▽

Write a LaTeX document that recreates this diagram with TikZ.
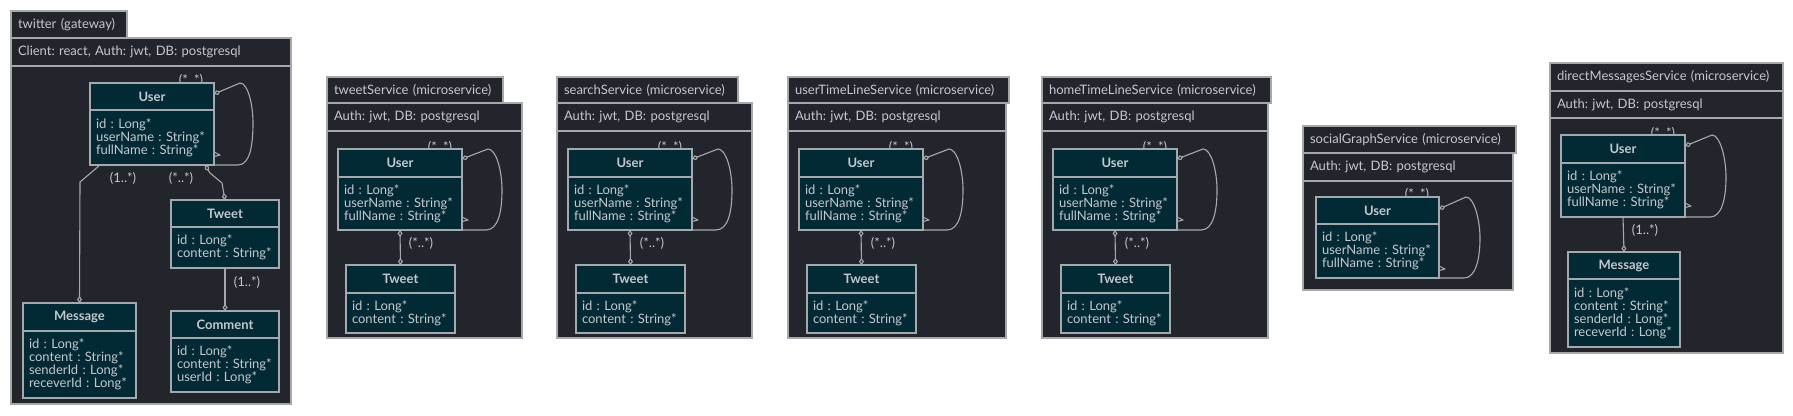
\documentclass[tikz,border=0pt]{standalone}
\usepackage{fontspec}
\setmainfont{Lato}
\frenchspacing
\usetikzlibrary{arrows.meta}
\definecolor{pkgfill}{HTML}{22252B}
\definecolor{entfill}{HTML}{022A35}
\definecolor{linegray}{HTML}{A6A9AC}
\definecolor{textgray}{HTML}{C5C8CC}
\tikzset{
  pkgbox/.style={draw=linegray, fill=pkgfill, line width=1.3pt, anchor=north west, inner xsep=7pt, inner ysep=0pt, outer sep=0pt, align=left, text=textgray, font=\fontsize{13}{13}\selectfont},
  enttitle/.style={draw=linegray, fill=entfill, line width=1.2pt, anchor=north west, inner sep=0pt, outer sep=0pt, text=textgray, font=\fontsize{13}{13}\selectfont\bfseries},
  entbody/.style={enttitle, font=\fontsize{13}{13}\selectfont, inner xsep=6pt, align=left},
  mult/.style={text=textgray, font=\fontsize{13}{13}\selectfont, inner sep=0pt},
  link/.style={draw=linegray, line width=1.1pt, line join=round},
  both/.style={link, {Diamond[open,length=7pt,width=5pt]}-{Diamond[open,length=7pt,width=5pt]}},
  toend/.style={link, -{Diamond[open,length=7pt,width=5pt]}},
  fromstart/.style={link, {Diamond[open,length=7pt,width=5pt]}-},
}
\begin{document}
\begin{tikzpicture}[x=1pt,y=-1pt]
\useasboundingbox[fill=white] (0,0) rectangle (1793,415);

% twitter (gateway)
\node[pkgbox, minimum height=27pt, text width=102pt] (gwtab) at (11,11) {twitter (gateway)};
\node[pkgbox, minimum height=28pt, text width=266pt] (gwhead) at (11,38) {Client: react, Auth: jwt, DB: postgresql};
\node[pkgbox, minimum height=338pt, minimum width=280pt] (gwbody) at (11,66) {};
\node[mult] (gwlabself) at (191,80) {(*..*)};
\node[mult] (gwlabmsg) at (123,178) {(1..*)};
\node[mult] (gwlabtweet) at (181,178) {(*..*)};
\node[mult] (gwlabcomment) at (247,282) {(1..*)};
\node[enttitle, minimum width=124pt, minimum height=27pt] (gwusert) at (90,83) {User};
\node[entbody, minimum height=55pt, text width=112pt] (gwuser) at (90,110) {id : Long*\\userName : String*\\fullName : String*};
\node[enttitle, minimum width=108pt, minimum height=27pt] (gwtweett) at (171,200) {Tweet};
\node[entbody, minimum height=41pt, text width=96pt] (gwtweet) at (171,227) {id : Long*\\content : String*};
\node[enttitle, minimum width=108pt, minimum height=27pt] (gwcommentt) at (171,311) {Comment};
\node[entbody, minimum height=54pt, text width=96pt] (gwcomment) at (171,338) {id : Long*\\content : String*\\userId : Long*};
\node[enttitle, minimum width=113pt, minimum height=28pt] (gwmsgt) at (23,303) {Message};
\node[entbody, minimum height=67pt, text width=101pt] (gwmsg) at (23,331) {id : Long*\\content : String*\\senderId : Long*\\receverId : Long*};
\draw[fromstart] ([yshift=2.5pt]gwusert.east) -- (240,83) .. controls (248,83) and (253,105) .. (253,123) .. controls (253,145) and (250,165) .. (238,165) -- (gwuser.south east);
\draw[link] ([yshift=13pt]gwuser.south east) -- ++(6,3) -- ++(-6,1.5);
\coordinate (gwbendmsg) at (80,182);
\draw[toend] ([xshift=10pt]gwuser.south west) -- (gwbendmsg) -- (gwmsgt.north);
\draw[both] ([xshift=-9pt]gwuser.south east) -- (210,173) -- (222,183) -- (gwtweett.north);
\draw[toend] (gwtweet.south) -- (gwcommentt.north);

% tweetService (microservice)
\node[pkgbox, minimum height=26pt, text width=162pt] (tstab) at (327,77) {tweetService (microservice)};
\node[pkgbox, minimum height=28pt, text width=181pt] (tshead) at (327,103) {Auth: jwt, DB: postgresql};
\node[pkgbox, minimum height=207pt, minimum width=195pt] (tsbody) at (327,131) {};
\node[mult] (tslabself) at (440,147) {(*..*)};
\node[mult] (tslabtweet) at (421,243) {(*..*)};
\node[enttitle, minimum width=124pt, minimum height=28pt] (tsusert) at (338,149) {User};
\node[entbody, minimum height=53pt, text width=112pt] (tsuser) at (338,177) {id : Long*\\userName : String*\\fullName : String*};
\node[enttitle, minimum width=109pt, minimum height=28pt] (tstweett) at (346,265) {Tweet};
\node[entbody, minimum height=40pt, text width=97pt] (tstweet) at (346,293) {id : Long*\\content : String*};
\draw[fromstart] ([yshift=4pt]tsusert.east) -- (488,149) .. controls (496,149) and (502,170) .. (502,190) .. controls (502,212) and (498,230) .. (486,230) -- (tsuser.south east);
\draw[link] ([yshift=13pt]tsuser.south east) -- ++(6,3) -- ++(-6,1.5);
\draw[both] (tsuser.south) -- (tstweett.north);

% searchService (microservice)
\node[pkgbox, minimum height=26pt, text width=167pt] (sstab) at (557,77) {searchService (microservice)};
\node[pkgbox, minimum height=28pt, text width=181pt] (sshead) at (557,103) {Auth: jwt, DB: postgresql};
\node[pkgbox, minimum height=207pt, minimum width=195pt] (ssbody) at (557,131) {};
\node[mult] (sslabself) at (670,147) {(*..*)};
\node[mult] (sslabtweet) at (652,243) {(*..*)};
\node[enttitle, minimum width=124pt, minimum height=28pt] (ssusert) at (568,149) {User};
\node[entbody, minimum height=53pt, text width=112pt] (ssuser) at (568,177) {id : Long*\\userName : String*\\fullName : String*};
\node[enttitle, minimum width=109pt, minimum height=28pt] (sstweett) at (576,265) {Tweet};
\node[entbody, minimum height=40pt, text width=97pt] (sstweet) at (576,293) {id : Long*\\content : String*};
\draw[fromstart] ([yshift=4pt]ssusert.east) -- (718,149) .. controls (726,149) and (732,170) .. (732,190) .. controls (732,212) and (728,230) .. (716,230) -- (ssuser.south east);
\draw[link] ([yshift=13pt]ssuser.south east) -- ++(6,3) -- ++(-6,1.5);
\draw[both] (ssuser.south) -- (sstweett.north);

% userTimeLineService (microservice)
\node[pkgbox, minimum height=26pt, text width=207pt] (uttab) at (788,77) {userTimeLineService (microservice)};
\node[pkgbox, minimum height=28pt, text width=204pt] (uthead) at (788,103) {Auth: jwt, DB: postgresql};
\node[pkgbox, minimum height=207pt, minimum width=218pt] (utbody) at (788,131) {};
\node[mult] (utlabself) at (901,147) {(*..*)};
\node[mult] (utlabtweet) at (883,243) {(*..*)};
\node[enttitle, minimum width=124pt, minimum height=28pt] (utusert) at (799,149) {User};
\node[entbody, minimum height=53pt, text width=112pt] (utuser) at (799,177) {id : Long*\\userName : String*\\fullName : String*};
\node[enttitle, minimum width=109pt, minimum height=28pt] (uttweett) at (807,265) {Tweet};
\node[entbody, minimum height=40pt, text width=97pt] (uttweet) at (807,293) {id : Long*\\content : String*};
\draw[fromstart] ([yshift=4pt]utusert.east) -- (949,149) .. controls (957,149) and (963,170) .. (963,190) .. controls (963,212) and (959,230) .. (947,230) -- (utuser.south east);
\draw[link] ([yshift=13pt]utuser.south east) -- ++(6,3) -- ++(-6,1.5);
\draw[both] (utuser.south) -- (uttweett.north);

% homeTimeLineService (microservice)
\node[pkgbox, minimum height=26pt, text width=215pt] (httab) at (1042,77) {homeTimeLineService (microservice)};
\node[pkgbox, minimum height=28pt, text width=212pt] (hthead) at (1042,103) {Auth: jwt, DB: postgresql};
\node[pkgbox, minimum height=207pt, minimum width=226pt] (htbody) at (1042,131) {};
\node[mult] (htlabself) at (1155,147) {(*..*)};
\node[mult] (htlabtweet) at (1137,243) {(*..*)};
\node[enttitle, minimum width=124pt, minimum height=28pt] (htusert) at (1053,149) {User};
\node[entbody, minimum height=53pt, text width=112pt] (htuser) at (1053,177) {id : Long*\\userName : String*\\fullName : String*};
\node[enttitle, minimum width=109pt, minimum height=28pt] (httweett) at (1061,265) {Tweet};
\node[entbody, minimum height=40pt, text width=97pt] (httweet) at (1061,293) {id : Long*\\content : String*};
\draw[fromstart] ([yshift=4pt]htusert.east) -- (1203,149) .. controls (1211,149) and (1217,170) .. (1217,190) .. controls (1217,212) and (1213,230) .. (1201,230) -- (htuser.south east);
\draw[link] ([yshift=13pt]htuser.south east) -- ++(6,3) -- ++(-6,1.5);
\draw[both] (htuser.south) -- (httweett.north);

% socialGraphService (microservice)
\node[pkgbox, minimum height=27pt, text width=199pt] (sgtab) at (1303,126) {socialGraphService (microservice)};
\node[pkgbox, minimum height=28pt, text width=196pt] (sghead) at (1303,153) {Auth: jwt, DB: postgresql};
\node[pkgbox, minimum height=109pt, minimum width=210pt] (sgbody) at (1303,181) {};
\node[mult] (sglabself) at (1417,194) {(*..*)};
\node[enttitle, minimum width=123pt, minimum height=27pt] (sgusert) at (1316,197) {User};
\node[entbody, minimum height=54pt, text width=111pt] (sguser) at (1316,224) {id : Long*\\userName : String*\\fullName : String*};
\draw[fromstart] ([yshift=1.5pt]sgusert.east) -- (1466,197) .. controls (1474,197) and (1480,220) .. (1480,238) .. controls (1480,258) and (1476,278) .. (1464,278) -- (sguser.south east);
\draw[link] ([yshift=12pt]sguser.south east) -- ++(6,3) -- ++(-6,1.5);

% directMessagesService (microservice)
\node[pkgbox, minimum height=28pt, text width=219pt] (dmtab) at (1550,63) {directMessagesService (microservice)};
\node[pkgbox, minimum height=27pt, text width=219pt] (dmhead) at (1550,91) {Auth: jwt, DB: postgresql};
\node[pkgbox, minimum height=235pt, minimum width=233pt] (dmbody) at (1550,118) {};
\node[mult] (dmlabself) at (1663,133) {(*..*)};
\node[mult] (dmlabmsg) at (1645,230) {(1..*)};
\node[enttitle, minimum width=124pt, minimum height=28pt] (dmusert) at (1561,135) {User};
\node[entbody, minimum height=54pt, text width=112pt] (dmuser) at (1561,163) {id : Long*\\userName : String*\\fullName : String*};
\node[enttitle, minimum width=112pt, minimum height=27pt] (dmmsgt) at (1568,252) {Message};
\node[entbody, minimum height=68pt, text width=100pt] (dmmsg) at (1568,279) {id : Long*\\content : String*\\senderId : Long*\\receverId : Long*};
\draw[fromstart] ([yshift=3pt]dmusert.east) -- (1712,135) .. controls (1720,135) and (1726,158) .. (1726,177) .. controls (1726,198) and (1722,217) .. (1710,217) -- (dmuser.south east);
\draw[link] ([yshift=14pt]dmuser.south east) -- ++(6,3) -- ++(-6,1.5);
\draw[toend] (dmuser.south) -- (dmmsgt.north);
\end{tikzpicture}
\end{document}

△

Problem to work on:
Copy nothing but the lines from the top of the data down to the line containing "(0,0) rectangle (1793,415);", and leave the pictures out.

Exercise answer:
Write a LaTeX document that recreates this diagram with TikZ.
\documentclass[tikz,border=0pt]{standalone}
\usepackage{fontspec}
\setmainfont{Lato}
\frenchspacing
\usetikzlibrary{arrows.meta}
\definecolor{pkgfill}{HTML}{22252B}
\definecolor{entfill}{HTML}{022A35}
\definecolor{linegray}{HTML}{A6A9AC}
\definecolor{textgray}{HTML}{C5C8CC}
\tikzset{
  pkgbox/.style={draw=linegray, fill=pkgfill, line width=1.3pt, anchor=north west, inner xsep=7pt, inner ysep=0pt, outer sep=0pt, align=left, text=textgray, font=\fontsize{13}{13}\selectfont},
  enttitle/.style={draw=linegray, fill=entfill, line width=1.2pt, anchor=north west, inner sep=0pt, outer sep=0pt, text=textgray, font=\fontsize{13}{13}\selectfont\bfseries},
  entbody/.style={enttitle, font=\fontsize{13}{13}\selectfont, inner xsep=6pt, align=left},
  mult/.style={text=textgray, font=\fontsize{13}{13}\selectfont, inner sep=0pt},
  link/.style={draw=linegray, line width=1.1pt, line join=round},
  both/.style={link, {Diamond[open,length=7pt,width=5pt]}-{Diamond[open,length=7pt,width=5pt]}},
  toend/.style={link, -{Diamond[open,length=7pt,width=5pt]}},
  fromstart/.style={link, {Diamond[open,length=7pt,width=5pt]}-},
}
\begin{document}
\begin{tikzpicture}[x=1pt,y=-1pt]
\useasboundingbox[fill=white] (0,0) rectangle (1793,415);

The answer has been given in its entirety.